L’ultima filiale a essere stata venduta in ordine di tempo è quella di Reggio Emilia; per Alessandria e Belluno si è alla firme dal notaio. Accordo definitivo raggiunto anche per Belluno. La Banca d’Italia deve vendere ancora 59 ex filiali, molte vincolate dalle Sovrintendenze, nelle maggiori città italiane non capoluogo di regione. Nel menù delle cessioni anche altri immobili, perlopiù appartamenti di pertinenza dei funzionari delle filiali chiuse. Il piano di dismissioni, spiega Donato, deve tenere conto delle peculiarità di questi palazzi e dei criteri che si è data la Banca per le dismissioni. Non sarà possibile vedere, ad esempio, una sala bingo in un ex immobile dell’istituto. «Ai potenziali acquirenti chiediamo quali progetti abbiano, ci interessa la destinazione d’uso». In due casi, Matera e Siracusa, le ex filiali si sono trasformate in alberghi, destinazioni coerenti con la vocazione turistica delle due città. Donato fa poi l’esempio di un immobile acquistato da una società finanziaria che lo utilizza per i suoi uffici. «I nostri palazzi sono spesso nella piazza principale della città e con l’attenzione alla destinazione d’uso contrastiamo anche il fenomeno dello svuotamento dei centri storici». Per alcune filiali è stata preferita la soluzione dell’affitto: Tribunali, Carabinieri e Comuni i soggetti locatari. Tre ex sedi, invece, sono state date in comodato d’uso: sono quelle più vicine alle zone colpite dal terremoto dell’agosto 2016: Ascoli, Terni e Rieti, riaperte e risistemate in pochissimo tempo per aiutare la protezione civile e le famiglie colpite.
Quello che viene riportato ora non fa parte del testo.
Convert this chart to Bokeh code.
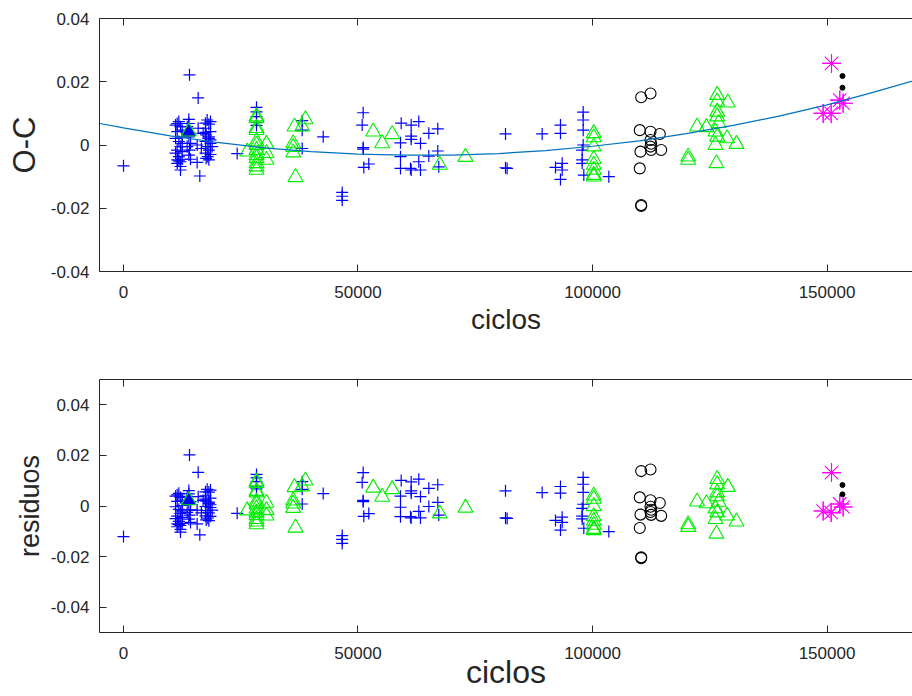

Tornando al piano di cessioni, la Banca d’Italia punta a realizzare, ora che il mercato immobiliare si sta riprendendo, «una vendita al mese» in modo da completare le dismissioni in non più di quattro anni. Tra i potenziali acquirenti per questa tipologia di immobili non ci sono, a sorpresa, i soggetti esteri. «Il taglio degli immobili è troppo piccolo per i grandi gruppi internazionali, più facile trovare un imprenditore locale» pronto a sborsare anche dieci milioni per un immobile di quel tipo. Anche perché la Banca ha fissato anche il criterio di non frazionare gli immobili.
Le trattative
In questi mesi la Banca d’Italia ha in piedi nove trattative dirette per ex filiali oltre a una gara pubblica per quattro immobili che meglio si prestano a questa tipologia di vendita: la filiale di Brindisi, un palazzetto storico a Lucca, uno residenziale a Torino e il Salone Margherita a Roma. Per quest’ultimo il vincolo a sala spettacolo ne frena la platea di potenziali acquirenti ma la posizione a pochi passi da piazza di Spagna potrebbe interessare una tipologia ben precisa di imprenditore. Quasi un affollamento a testimonianza «di una strategia vincente rispetto a quella di vendite massive che attuammo nel biennio 2012-2014». In quegli anni la Banca nominò al termine di una lunghissima selezione l’advisor Colliers-Exitone per la vendita. Le procedure con valore a base d’asta furono però un flop anche a causa della crisi del mercato immobiliare. La fase delle vendite con l’advisor fu quasi fallimentare: furono cedute solo due ex filiali tra le quali quella “famosa” di Vicenza acquistata dalla Popolare di Vicenza degli “anni d’oro” sotto la guida di Gianni Zonin.
La procedura
Le trattative e le gare pubbliche senza base d’asta vengono svolte dal Dipartimento immobili di via Nazionale. Una seconda fase prevede la fissazione di un limite di congruità per la vendita (il prezzo minimo) da parte di una commissione interna alla Banca con l’ausilio di un perito esterno. La terza fase è la decisione, che spetta al Direttorio della Banca con un ulteriore controllo del Consiglio Superiore che prende una delibera su ogni dismissione.
I “gioielli”
Nella nuova tranche in vendita c’é anche uno dei tre “gioielli” più preziosi: la filiale di Como che assieme a quella ricca di affreschi di Verona e alla ex sede di Udine sono potenzialmente gli immobili di maggior realizzo per la banca. C’è poi il quattrocentesco palazzo Piccolomini di Siena, più noto come il Palazzo delle Papesse, che sta per tornare alla vista dei senesi dopo un accurato restauro della facciata. Per il palazzo nel centro storico della Città la tempistica della vendita non è stata ancora definita; la Banca d’Italia punta a una destinazione “istituzionale”. Dall’altana del palazzo delle Papesse, che ospitò anche Galileo Galileo, c’è la più bella vista sulla città del Palio.